FEAR

FEAR

I grew up in an affluent Memphis suburb and lived a cushy, upper-middle-class life, but you wouldn’t know it from the culture of fear that the after-school specials and children’s books of the 1980s seemed so hell-bent on creating. Despite my relative safety, every type of media I consumed was suffused with a warning about some kind of imminent danger: stranger danger was a big one (why has no one ever approached me in a white van to offer me candy? based on what I was told, it seemed inevitable that this would happen), the danger that drugs would fry my brain (how interesting that marijuana instead came to my rescue during a period of chronic pain in my thirties!), and the danger associated with sex (both having sex – because AIDS – and being female, because men were also dangerous.)

As I became older and gained some perspective on the relative privilege I had been raised in, it struck me as ironic that so much emphasis had been placed on preparing me for dangers that were false or exaggerated, almost to the point of hysteria. These days, I have a more cynical take; I believe that false fear mongering is a convenient way to avoid having to look closely at the real dangers faced by others. It’s an excellent pathway toward justifying a sense of victimhood and solidifying a place of defensiveness that precludes any kind of responsibility-taking for making the world a less hostile place for those who actually have a great deal to fear.

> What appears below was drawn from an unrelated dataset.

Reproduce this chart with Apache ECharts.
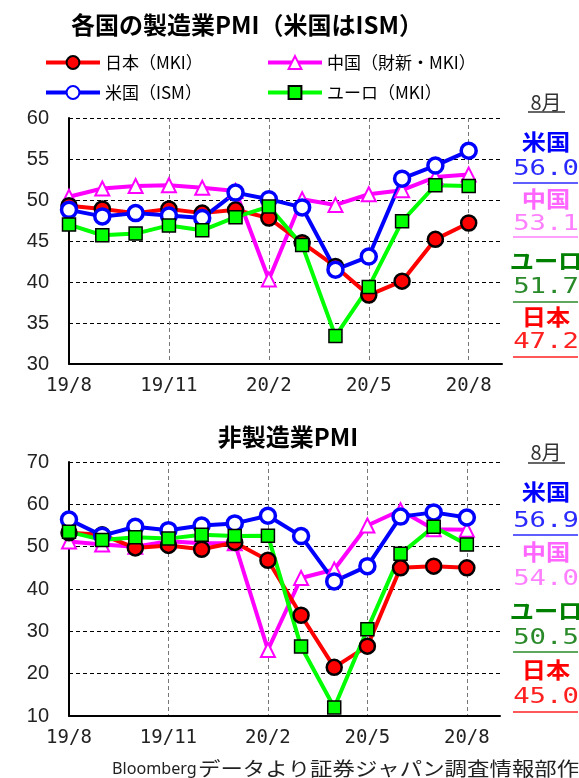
<!DOCTYPE html>
<html>
<head>
<meta charset="utf-8">
<script src="https://cdn.jsdelivr.net/npm/echarts@6/dist/echarts.min.js"></script>
<style>
html,body{margin:0;padding:0;background:#fff;}
#chart{width:579px;height:778px;}
</style>
</head>
<body>
<div id="chart"></div>
<script>
// ---- data ----
const months = ['19/8','19/9','19/10','19/11','19/12','20/1','20/2','20/3','20/4','20/5','20/6','20/7','20/8',''];
const mfgTicks = [30, 35, 40, 45, 50, 55, 60];
const svcTicks = [10, 20, 30, 40, 50, 60, 70];

const seriesNames = ['日本（MKI）', '中国（財新・MKI）', '米国（ISM）', 'ユーロ（MKI）'];

// Manufacturing PMI
const japanMfg = [49.3, 48.9, 48.4, 48.9, 48.4, 48.8, 47.8, 44.8, 41.9, 38.4, 40.1, 45.2, 47.2];
const chinaMfg = [50.4, 51.4, 51.7, 51.8, 51.5, 51.1, 40.3, 50.1, 49.4, 50.7, 51.2, 52.8, 53.1];
const usMfg    = [48.8, 48.0, 48.4, 48.1, 47.8, 50.9, 50.1, 49.1, 41.5, 43.1, 52.6, 54.2, 56.0];
const euroMfg  = [47.0, 45.7, 45.9, 46.9, 46.3, 47.9, 49.2, 44.5, 33.4, 39.4, 47.4, 51.8, 51.7];

// Non-manufacturing PMI
const japanSvc = [53.3, 52.8, 49.7, 50.3, 49.4, 51.0, 46.8, 33.8, 21.5, 26.5, 45.0, 45.4, 45.0];
const chinaSvc = [51.2, 50.5, 50.0, 51.3, 50.8, 50.8, 25.6, 42.6, 44.6, 55.0, 58.6, 54.1, 54.0];
const usSvc    = [56.4, 52.6, 54.7, 53.9, 55.0, 55.5, 57.3, 52.5, 41.8, 45.4, 57.1, 58.1, 56.9];
const euroSvc  = [53.5, 51.6, 52.2, 51.9, 52.8, 52.5, 52.6, 26.4, 12.0, 30.5, 48.3, 54.7, 50.5];

// August side labels
const sideNames = ['米国', '中国', 'ユーロ', '日本'];
const mfgLatest = ['56.0', '53.1', '51.7', '47.2'];
const svcLatest = ['56.9', '54.0', '50.5', '45.0'];

// ---- styling ----
const CJK = '"Noto Sans CJK JP", sans-serif';
const styles = {
  '日本（MKI）': {line:'#ff0000', symbol:'circle', size:15, fill:'#ff0000', border:'#000000', bw:2.5},
  '中国（財新・MKI）': {line:'#ff00ff', symbol:'triangle', size:14, fill:'#ffffff', border:'#ff00ff', bw:2},
  '米国（ISM）': {line:'#0000ff', symbol:'circle', size:15, fill:'#ffffff', border:'#0000ff', bw:3.5},
  'ユーロ（MKI）': {line:'#00ff00', symbol:'rect', size:13, fill:'#00ff00', border:'#000000', bw:1.5}
};
function mkSeries(name, data, idx){
  const s = styles[name];
  return {
    name, type:'line', data, xAxisIndex:idx, yAxisIndex:idx,
    symbol:s.symbol, symbolSize:s.size, showAllSymbol:true,
    lineStyle:{color:s.line, width:4},
    itemStyle:{color:s.fill, borderColor:s.border, borderWidth:s.bw},
    emphasis:{disabled:true}, z:2
  };
}
// draw order: China, Japan, US, Euro (Euro on top)
const series = [
  mkSeries(seriesNames[1], chinaMfg, 0),
  mkSeries(seriesNames[0], japanMfg, 0),
  mkSeries(seriesNames[2], usMfg, 0),
  mkSeries(seriesNames[3], euroMfg, 0),
  mkSeries(seriesNames[1], chinaSvc, 1),
  mkSeries(seriesNames[0], japanSvc, 1),
  mkSeries(seriesNames[2], usSvc, 1),
  mkSeries(seriesNames[3], euroSvc, 1)
];

function xAx(idx){
  return {
    type:'category', gridIndex:idx, data:months, boundaryGap:false,
    axisLine:{lineStyle:{color:'#000', width:2}},
    axisTick:{show:false},
    axisLabel:{interval:2, margin:13, fontSize:19, color:'#222', fontFamily:'"DejaVu Sans Mono", monospace'},
    splitLine:{show:true, interval:2, lineStyle:{type:[4,3], color:'#777', width:1}}
  };
}
function yAx(idx, ticks){
  return {
    type:'value', gridIndex:idx, min:ticks[0], max:ticks[ticks.length-1], interval:ticks[1]-ticks[0],
    axisLine:{show:true, lineStyle:{color:'#000', width:2}},
    axisTick:{show:false},
    axisLabel:{fontSize:20, margin:20, color:'#222', fontFamily:'"Liberation Sans", Arial, sans-serif'},
    splitLine:{lineStyle:{type:[4,3], color:'#000', width:1}}
  };
}

const legendCommon = {
  orient:'horizontal', itemWidth:54, itemHeight:16, itemGap:0, padding:0,
  selectedMode:false,
  lineStyle:{width:4},
  textStyle:{fontSize:17, color:'#000', fontFamily:CJK}
};
const legends = [
  Object.assign({}, legendCommon, {data:[seriesNames[0]], left:44, top:54}),
  Object.assign({}, legendCommon, {data:[seriesNames[1]], left:266, top:54}),
  Object.assign({}, legendCommon, {data:[seriesNames[2]], left:44, top:84}),
  Object.assign({}, legendCommon, {data:[seriesNames[3]], left:266, top:84})
];

const nameColors = ['#0000ff', '#ff66ff', '#008000', '#ff0000'];
const numColors  = ['#2a2aff', '#ff80ff', '#2a8a2a', '#ff2020'];

function sideBlock(ys, values, underlines){
  const g = [];
  const cx = 546;
  g.push({type:'text', x:cx, y:ys.head, style:{text:'8月', fill:'#333', font:'20px '+CJK, align:'center', verticalAlign:'middle'}});
  g.push({type:'line', shape:{x1:528, y1:ys.headLine, x2:565, y2:ys.headLine}, style:{stroke:'#333', lineWidth:1.5}});
  for(let i=0;i<4;i++){
    g.push({type:'text', x:cx, y:ys.names[i], scaleX:1.1,
      style:{text:sideNames[i], fill:nameColors[i], font:'bold 22px '+CJK, align:'center', verticalAlign:'middle'}});
    g.push({type:'text', x:cx, y:ys.nums[i], scaleX:1.3,
      style:{text:values[i], fill:numColors[i], font:'21px "DejaVu Sans Mono", monospace', align:'center', verticalAlign:'middle'}});
    if(underlines[i] !== null){
      g.push({type:'line', shape:{x1:513, y1:underlines[i], x2:578, y2:underlines[i]}, style:{stroke:numColors[i], lineWidth:1.5}});
    }
  }
  return g;
}

const graphic = [
  {type:'text', x:247, y:25, style:{text:'各国の製造業PMI（米国はISM）', fill:'#000', font:'bold 24px '+CJK, align:'center', verticalAlign:'middle'}},
  {type:'text', x:288, y:437, style:{text:'非製造業PMI', fill:'#000', font:'bold 24px '+CJK, align:'center', verticalAlign:'middle'}},
  {type:'text', x:112, y:769, scaleX:0.95, style:{text:'Bloomberg', fill:'#222', font:'17px "Noto Sans", sans-serif', align:'left', verticalAlign:'middle'}},
  {type:'text', x:198, y:769, scaleX:1.18, style:{text:'データより証券ジャパン調査情報部作成', fill:'#222', font:'19px '+CJK, align:'left', verticalAlign:'middle'}}
].concat(
  sideBlock({head:102, headLine:112, names:[142,199,261,317], nums:[170,225,288,343]}, mfgLatest, [183,237,302,357]),
  sideBlock({head:452, headLine:463, names:[492,552,611,670], nums:[522,580,639,698]}, svcLatest, [535,null,652,712])
);

const chart = echarts.init(document.getElementById('chart'), null, {renderer:'canvas'});
chart.setOption({
  animation:false,
  backgroundColor:'#ffffff',
  grid:[
    {left:69, top:118, width:433, height:246},
    {left:69, top:462, width:431, height:254}
  ],
  xAxis:[xAx(0), xAx(1)],
  yAxis:[yAx(0, mfgTicks), yAx(1, svcTicks)],
  legend:legends,
  series:series,
  graphic:graphic
});
</script>
</body>
</html>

My daughter Shiv visiting our friends’ foster dog, Fatima.

Like queer folx all over the country, I woke up yesterday to the news that five of our own had been killed at a nightclub in Colorado Springs. Out on a Saturday night—haven’t I been saying lately that I wanted to go out dancing? It’s been too long since I did that, and I’m not getting any younger. Gay bars are especially great as a queer woman because you don’t have to deal with getting hit on by random dudes, so I get the temptation for straight girls, believe me, I do, but they don’t understand. How can they? If you’ve never reached for your love’s hand in public, but pulled away, afraid. If you couldn’t take the person you actually wanted to dress up for to your high school Prom. If you were harassed by cops the night of your first kiss. And so on and so on.

I could continue with stories from my own lived experience, those of my students, who are younger than me, and those that queer elders have shared with me. Let’s just say that in the grand scheme of wild terror and aching and deep, jaw-clenching unfairness and other things that often accompany coming out and falling in love when you’re queer, the dark corners of a dance floor, the knowing looks of literally being “in the club,” the freedom, the joy, the wonder – that shit is sacred. Full stop. And it has been violated. Once again. 

Unlike the earlier times, in college or in grad school or later in my twenties, when I sought the freedom of a rainbow dance floor, when I return to one now – and I will, very purposefully, and very soon – I will also be occupying the space as the parent of a child who is trans. She loves that she is trans, is proud of who she is, because her other mother and I have worked very hard to make it safe for her to live her truth. But we know that we cannot make the world safe for her, far from it. She is growing up inside a dual age of unrivaled freedom, where our culture is finally starting to splinter the gender binary and make room for the diversity of expression that’s always been there, and the nasty, hateful reaction to that movement which seeks to suppress and vilify it. To vilify my child. The very essence of who she is. Who she was born to be.

Do they do this out of fear? No. I do not believe that they do. Genuine fear is panicked and protective, not cold and calculating. They are not actually afraid of her. They do not think she will harm their children in bathrooms, or make soccer teams unfair for their biological girls. This is all a sanctimonious, cynical ruse to distract from the real danger and injustice on the ground, much of which they are perpetuating. 

Fear is a powerful tool, a manipulator, but as I strive to remain a decent human, I pray that those who spew hateful rhetoric about my child, about me, about my people, never know the true fear that for me, as the mother of a Black child in America, as the parent of a child who is trans, as a queer woman, as a Brown woman, stays lodged just behind my breastbone. I keep it there in order to function, because no one makes their best decisions out of fear, and I cannot serve my child if I live inside of a fog of alarm. But sometimes I wake up to news, like I did yesterday, and my chest tightens, and I forget how to breathe.